In Thursday’s statement, the Fed said Powell told Trump the FOMC will set monetary policy to achieve its mandates and that those decisions will be “based solely on careful, objective and non-political analysis.”
Later, Karoline Leavitt told reporters Trump did in fact pressure Powell to cut rates. The Committee’s refusal to do so “is putting [America] at an economic disadvantage to China and other countries,” she said, noting that Trump’s “been very vocal about that, both publicly and, now I can reveal, privately.”


Caroline Leavitt = disinformation Barbie
I was thinking Tokyo Rose but disinformation Barbie is better.

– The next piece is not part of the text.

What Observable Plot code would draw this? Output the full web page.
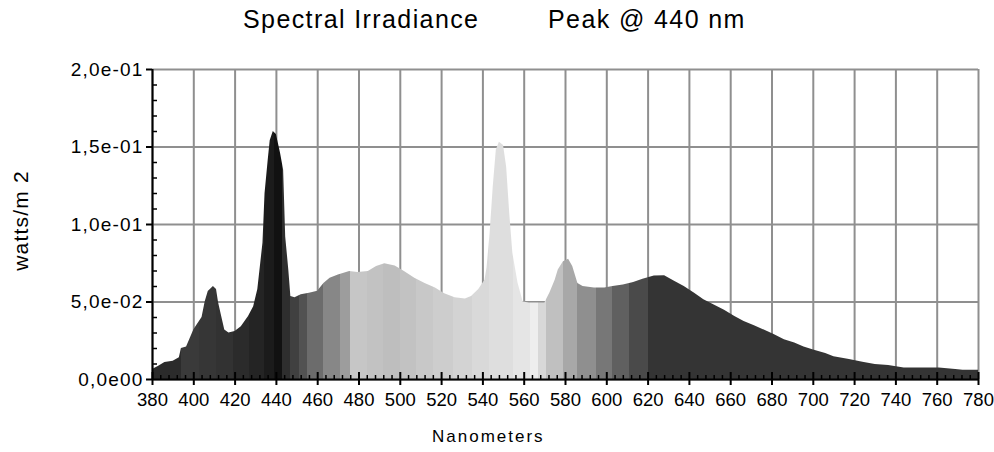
<!DOCTYPE html>
<html><head><meta charset="utf-8">
<script src="https://cdn.jsdelivr.net/npm/d3@7"></script>
<script src="https://cdn.jsdelivr.net/npm/@observablehq/plot@0.6"></script>
<style>
html,body{margin:0;padding:0;background:#fff;}
#wrap{width:994px;height:452px;position:relative;overflow:hidden;font-family:"Liberation Sans",Arial,sans-serif;color:#000;}
#title{height:50px;position:relative;font-size:25px;line-height:25px;letter-spacing:1.4px;}
#title span{position:absolute;top:7px;white-space:nowrap;}
#xlabel{position:absolute;left:432px;top:428px;font-size:17px;line-height:17px;letter-spacing:2px;white-space:nowrap;}
#chart svg{display:block;}
.spec g[aria-label="y-axis tick label"] text{letter-spacing:1.2px;}
.spec g[aria-label="text"] text{letter-spacing:1.2px;}
</style>
</head><body>
<div id="wrap">
  <div id="title"><span style="left:243px">Spectral Irradiance</span><span style="left:548px">Peak @ 440 nm</span></div>
  <div id="chart"></div>
  <div id="xlabel">Nanometers</div>
</div>
<script>
// wavelength (nm) and spectral irradiance (watts/m2)
const wavelengths = [380,383,386,390,393,394,396.5,398,400,401.5,404,405.5,407,409.5,411,412,413.5,415,417,420,423,426.5,429,431,433.5,434.5,436,437,438.5,440,442,443.5,444.5,446,447,449,452,456,460,463,466,470,475.5,479.5,484.5,488.5,492.5,497.5,502,507,512,517,521.5,526.5,531.5,534.5,538,541,542,543.5,545,546.5,548,550,551.5,553,554.5,557,559.5,562.5,570,572.5,575,576.5,579,581.5,583.5,586,588.5,594,599,603,608,613,617.5,623,628,633,637.5,642.5,647,652,657,662,666.5,671.5,676.5,681,686,691,695.5,700.5,706,710,717.5,724,730,736.5,744,753,761,769,772.5,780];
const irradiance = [0.0064,0.0086,0.011,0.0118,0.014,0.020,0.021,0.0257,0.032,0.035,0.040,0.050,0.0568,0.060,0.058,0.0495,0.0407,0.032,0.030,0.031,0.034,0.0407,0.047,0.058,0.088,0.120,0.141,0.154,0.160,0.158,0.146,0.135,0.092,0.0707,0.0536,0.0527,0.0547,0.0557,0.057,0.062,0.0654,0.0675,0.0697,0.069,0.0697,0.0729,0.0746,0.0733,0.0697,0.0654,0.062,0.059,0.0553,0.0527,0.052,0.0536,0.058,0.064,0.072,0.0943,0.124,0.148,0.153,0.151,0.137,0.107,0.0815,0.0622,0.050,0.0493,0.0493,0.056,0.064,0.0707,0.076,0.0776,0.0729,0.062,0.060,0.059,0.059,0.060,0.061,0.0626,0.0647,0.0667,0.0669,0.0632,0.060,0.0557,0.0514,0.048,0.0446,0.0407,0.0375,0.0347,0.0317,0.029,0.0257,0.0236,0.021,0.0189,0.0167,0.0146,0.0129,0.0111,0.0096,0.009,0.0075,0.0075,0.0075,0.0064,0.006,0.006];

// tick values and labels
const xTicks = [380,400,420,440,460,480,500,520,540,560,580,600,620,640,660,680,700,720,740,760,780];
const xTickLabels = ["380","400","420","440","460","480","500","520","540","560","580","600","620","640","660","680","700","720","740","760","780"];
const yTicks = [0,0.05,0.1,0.15,0.2];
const yTickLabels = ["0,0e00","5,0e-02","1,0e-01","1,5e-01","2,0e-01"];
const xMinor = d3.range(384, 780, 4).filter(d => d % 20 !== 0);
const yMinor = d3.range(1, 20).map(k => k / 100).filter((d, i) => (i + 1) % 5 !== 0);

// grey band edges (nm) of the wavelength-coloured fill
const bandEdges = [380,394,403,411,419,427,434,439,443,447,451,455,463,471,476,484,492,500,508,516,526,535,543,555,563,567,571,579,586,595,603,611,620,780];
const bandGreys = ["#2b2b2b","#3a3a3a","#363636","#323232","#2b2b2b","#242424","#1b1b1b","#111111","#2e2e2e","#404040","#525252","#6c6c6c","#878787","#9d9d9d","#c6c6c6","#c2c2c2","#bebebe","#c2c2c2","#c8c8c8","#cdcdcd","#d3d3d3","#d9d9d9","#dedede","#e5e5e5","#eeeeee","#d8d8d8","#c0c0c0","#a8a8a8","#8f8f8f","#777777","#606060","#4a4a4a","#343434"];

const data = wavelengths.map((nm, i) => ({nm, v: irradiance[i]}));
const xLab = new Map(xTicks.map((t, i) => [t, xTickLabels[i]]));
const yLab = new Map(yTicks.map((t, i) => [t, yTickLabels[i]]));
const GRID = "#8f8f8f";

const chart = Plot.plot({
  width: 994, height: 362,
  marginTop: 19, marginBottom: 33, marginLeft: 152, marginRight: 16,
  className: "spec",
  style: {fontFamily: "Liberation Sans, Arial, sans-serif", color: "#000", background: "#fff", overflow: "visible"},
  x: {domain: [380, 780], axis: null},
  y: {domain: [0, 0.2], axis: null},
  marks: [
    Plot.gridX(xTicks, {stroke: GRID, strokeOpacity: 1, strokeWidth: 2}),
    Plot.gridY(yTicks, {stroke: GRID, strokeOpacity: 1, strokeWidth: 2}),
    Plot.areaY(data, {x: "nm", y: "v", fill: "url(#bands)"}),
    Plot.ruleX(xMinor, {y1: () => 0, y2: () => 0, insetTop: -4, stroke: "#000", strokeWidth: 1.5}),
    Plot.ruleX(xTicks, {y1: () => 0, y2: () => 0, insetTop: -7, insetBottom: -6, stroke: "#000", strokeWidth: 2}),
    Plot.ruleY(yMinor, {x1: () => 380, x2: () => 380, insetRight: -5, stroke: "#000", strokeWidth: 1.5}),
    Plot.ruleY(yTicks, {x1: () => 380, x2: () => 380, insetLeft: -6, stroke: "#000", strokeWidth: 2}),
    Plot.ruleY([0], {stroke: "#000", strokeWidth: 2}),
    Plot.ruleX([380], {stroke: "#000", strokeWidth: 2}),
    Plot.axisX(xTicks, {tickSize: 0, tickPadding: 13, tickFormat: d => xLab.get(d), fontSize: 18.5, label: null}),
    Plot.axisY(yTicks, {tickSize: 0, tickPadding: 9, tickFormat: d => yLab.get(d), fontSize: 19, label: null}),
    Plot.text(["watts/m 2"], {frameAnchor: "left", textAnchor: "middle", lineAnchor: "middle", rotate: -90, dx: -131, dy: -4, fontSize: 21})
  ]
});

// band gradient for the area fill, positioned with the x scale
const ns = "http://www.w3.org/2000/svg";
const xs = chart.scale("x");
const defs = document.createElementNS(ns, "defs");
const grad = document.createElementNS(ns, "linearGradient");
grad.setAttribute("id", "bands");
grad.setAttribute("gradientUnits", "userSpaceOnUse");
grad.setAttribute("x1", xs.apply(380));
grad.setAttribute("x2", xs.apply(780));
grad.setAttribute("y1", 0);
grad.setAttribute("y2", 0);
const span = 780 - 380;
bandGreys.forEach((c, i) => {
  [bandEdges[i], bandEdges[i + 1]].forEach(e => {
    const s = document.createElementNS(ns, "stop");
    s.setAttribute("offset", (e - 380) / span);
    s.setAttribute("stop-color", c);
    grad.appendChild(s);
  });
});
defs.appendChild(grad);
chart.insertBefore(defs, chart.firstChild);
document.getElementById("chart").appendChild(chart);
</script>
</body></html>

Semantics, but should it be disinformation or misinformation barbie? Do these people believe their own BS? It’s so hard to tell at this point who the true believers are vs. who spreads the BS while knowing full well how ridiculous it is.
I can imagine what Powell capitulating would do to the dollar.
As for the blonde babbler, I can take it or leavitt.
Nice.
Trump is setting up a scapegoat–or a target for the Proud Boys, 2%ers, etc.
Maybe Trump, reeling from public comparisons to a chicken, decides to use Powell to show how tough he is–and fires him anyway. And instructs the US Marshals or other law enforcement officials to remove him from the Federal Reserve building and prohibit him from returning. Take that SCOTUS. Go ahead, fight me in court, Jay.
Or not. But that day or one like it is coming soon. Maybe he marches Liz Cheney out of her house in handcuffs. Or someone else. But he will do it. Maybe he pardons a guy who shoots Powell.